After conducting a survey in 2011, speaking with clients, and researching hundreds of companies; I've concluded that fear of failure and inability to manage risks are two of the main reasons why executives hesitate to invest in enterprise collaboration platforms and strategies.
So what can be done to help?
In the supply chain industry there's something known as failure mode effects analysis — a complicated term but a rather simple concept. The purpose of the model is to systematically identify, anticipate and mitigate any number of risk factors, as well define follow-up actions should the scenarios present themselves.
Borrowing this model, you can apply it to the enterprise collaboration space when you're looking how to evaluate and mitigate risks. It's important to point out that risks are common; there's risk in everything you do and everything you invest in. However, you can anticipate some of these risks and start to come up with preventive measures or follow-up actions for if and when these risks actually present themselves.
Being able to understand and evaluate these risks is crucial and something that every organization needs to think about. You'll notice in the Figure A below that I included both an internal (employee) and an external risk (customer) just to show that this model can be used for either. The great thing about this model is that it can be used as a baseline that you can adapt and change to meet your needs (like adding other variables).

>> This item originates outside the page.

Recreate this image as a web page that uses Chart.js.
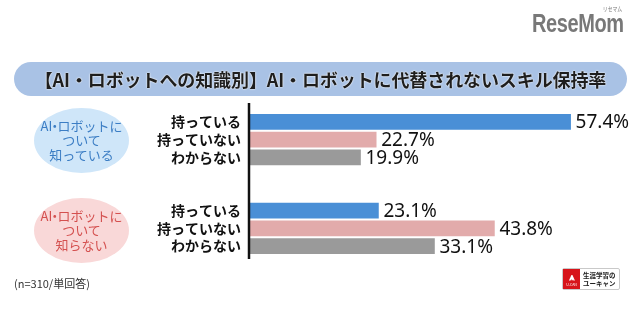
<!DOCTYPE html>
<html lang="ja">
<head>
<meta charset="utf-8">
<title>AI・ロボットに代替されないスキル保持率</title>
<script src="https://cdn.jsdelivr.net/npm/chart.js@4.4.1/dist/chart.umd.min.js"></script>
<style>
  html, body { margin: 0; padding: 0; background: #fff; }
  #wrap { position: relative; width: 640px; height: 311px; overflow: hidden;
    font-family: "Noto Sans CJK JP", "Noto Sans", sans-serif; }
  #chart { position: absolute; left: 0; top: 0; }
  .title { position: absolute; left: 14px; top: 62px; width: 613px; height: 34px;
    border-radius: 17px; background: #a9c2e5; color: #1e1e1e; font-weight: bold;
    font-size: 18px; line-height: 34px; text-align: center; letter-spacing: -0.1px;
    text-shadow: 0 0 2px #fff, 0 0 1px #fff; }
  .bubble { position: absolute; left: 34px; width: 95px; height: 65px; border-radius: 50%;
    display: flex; align-items: center; justify-content: center; text-align: center;
    font-size: 13px; line-height: 14.5px; }
  .bubble .dot { margin: 0 -0.3em; }
  .know { top: 108px; background: #cfe6f9; color: #3b7dc4; }
  .dontknow { top: 198px; background: #f9d8d8; color: #d4504f; }
  .note { position: absolute; left: 14px; top: 275px; font-size: 11px; color: #333; }
  .brand { position: absolute; left: 532px; top: 9px; font-family: "Liberation Sans", sans-serif;
    font-weight: bold; font-size: 25px; color: #787878; transform: scaleX(0.8);
    transform-origin: left top; letter-spacing: -0.5px; }
  .brand small { position: absolute; right: 2px; top: -5px; font-size: 6px; letter-spacing: 0;
    font-family: "Noto Sans CJK JP", sans-serif; font-weight: normal; }
  .ucan { position: absolute; left: 562px; top: 268px; width: 56px; height: 20px;
    border: 1px solid #c9c9c9; border-radius: 2px; background: #fff; }
  .ucan .red { position: absolute; left: 0; top: 0; width: 17px; height: 20px; background: #d7141a;
    color: #fff; font-size: 3.5px; text-align: center; line-height: 4px; }
  .ucan .red b { display: block; font-size: 10px; line-height: 14px; }
  .ucan .txt { position: absolute; left: 20px; top: 2px; font-size: 6.5px; line-height: 8px;
    font-weight: bold; color: #222; white-space: nowrap; }
</style>
</head>
<body>
<div id="wrap">
  <canvas id="chart" width="640" height="311"></canvas>
  <div class="brand">ReseMom<small>リセマム</small></div>
  <div class="title">【AI・ロボットへの知識別】AI・ロボットに代替されないスキル保持率</div>
  <div class="bubble know"><div>AI<span class="dot">・</span>ロボットに<br>ついて<br>知っている</div></div>
  <div class="bubble dontknow"><div>AI<span class="dot">・</span>ロボットに<br>ついて<br>知らない</div></div>
  <div class="note">(n=310/単回答)</div>
  <div class="ucan"><div class="red"><b>⩓</b>U-CAN</div><div class="txt">生涯学習の<br>ユーキャン</div></div>
</div>
<script>
// answer rows; the two blank rows make the gap between the groups
const rowLabels = ['持っている', '持っていない', 'わからない', '', '', '持っている', '持っていない', 'わからない'];
const knowValues = [57.4, 22.7, 19.9];
const dontKnowValues = [23.1, 43.8, 33.1];
const answerColors = ['#4a8fd6', '#e2abab', '#9a9a9a'];

const barData = [...knowValues, null, null, ...dontKnowValues];
const barColors = [...answerColors, '#fff', '#fff', ...answerColors];

// percent text to the right of each bar
const valueLabels = {
  id: 'valueLabels',
  afterDatasetsDraw(chart) {
    const ctx = chart.ctx;
    const meta = chart.getDatasetMeta(0);
    ctx.save();
    ctx.font = '19px "Noto Sans", sans-serif';
    ctx.fillStyle = '#111';
    ctx.textAlign = 'left';
    ctx.textBaseline = 'middle';
    meta.data.forEach((bar, i) => {
      const v = barData[i];
      if (v == null) return;
      ctx.fillText(v.toFixed(1) + '%', bar.x + 5, bar.y + 1);
    });
    ctx.restore();
  }
};

// vertical base line, a bit taller than the bars
const baseLine = {
  id: 'baseLine',
  afterDatasetsDraw(chart) {
    const { ctx, chartArea } = chart;
    ctx.save();
    ctx.strokeStyle = '#111';
    ctx.lineWidth = 2.5;
    ctx.beginPath();
    ctx.moveTo(chartArea.left, chartArea.top - 10);
    ctx.lineTo(chartArea.left, chartArea.bottom + 4);
    ctx.stroke();
    ctx.restore();
  }
};

new Chart(document.getElementById('chart'), {
  type: 'bar',
  data: {
    labels: rowLabels,
    datasets: [{ data: barData, backgroundColor: barColors, barThickness: 15 }],
  },
  options: {
    indexAxis: 'y',
    responsive: false,
    animation: false,
    layout: { padding: { top: 113, bottom: 56, left: 0, right: 10 } },
    plugins: { legend: { display: false }, tooltip: { enabled: false } },
    scales: {
      x: { display: false, min: 0, max: 68 },
      y: {
        grid: { display: false, drawTicks: false },
        border: { display: false },
        ticks: {
          autoSkip: false,
          padding: 8,
          color: '#111',
          font: { family: '"Noto Sans CJK JP", sans-serif', size: 14, weight: 'bold' },
        },
        afterFit(scale) { scale.width = 249; },
      },
    },
  },
  plugins: [valueLabels, baseLine],
});
</script>
</body>
</html>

If you want to keep things simple, you can just do all of this in a simple Excel file, or better yet, in your collaborative platform. Here are the steps:
Step 1- What are the risks?
Write down the perceived risks as a result of getting involved in enterprise collaboration. Based on client work, I picked two common risks which are "employees don't use tools" and "negative customer feedback." I would recommend a cross-functional meeting as opposed to just having someone from PR or marketing coming up with all of the risks. If you have a team that's leading collaboration (ideally comprised of employees with different roles) then this would be a good thing to go through together. Order lunch and spend a few hours together going through this. Enterprise collaboration is led by and impacts multiple parts of an organization, so it's important to understand what those varying risks can be.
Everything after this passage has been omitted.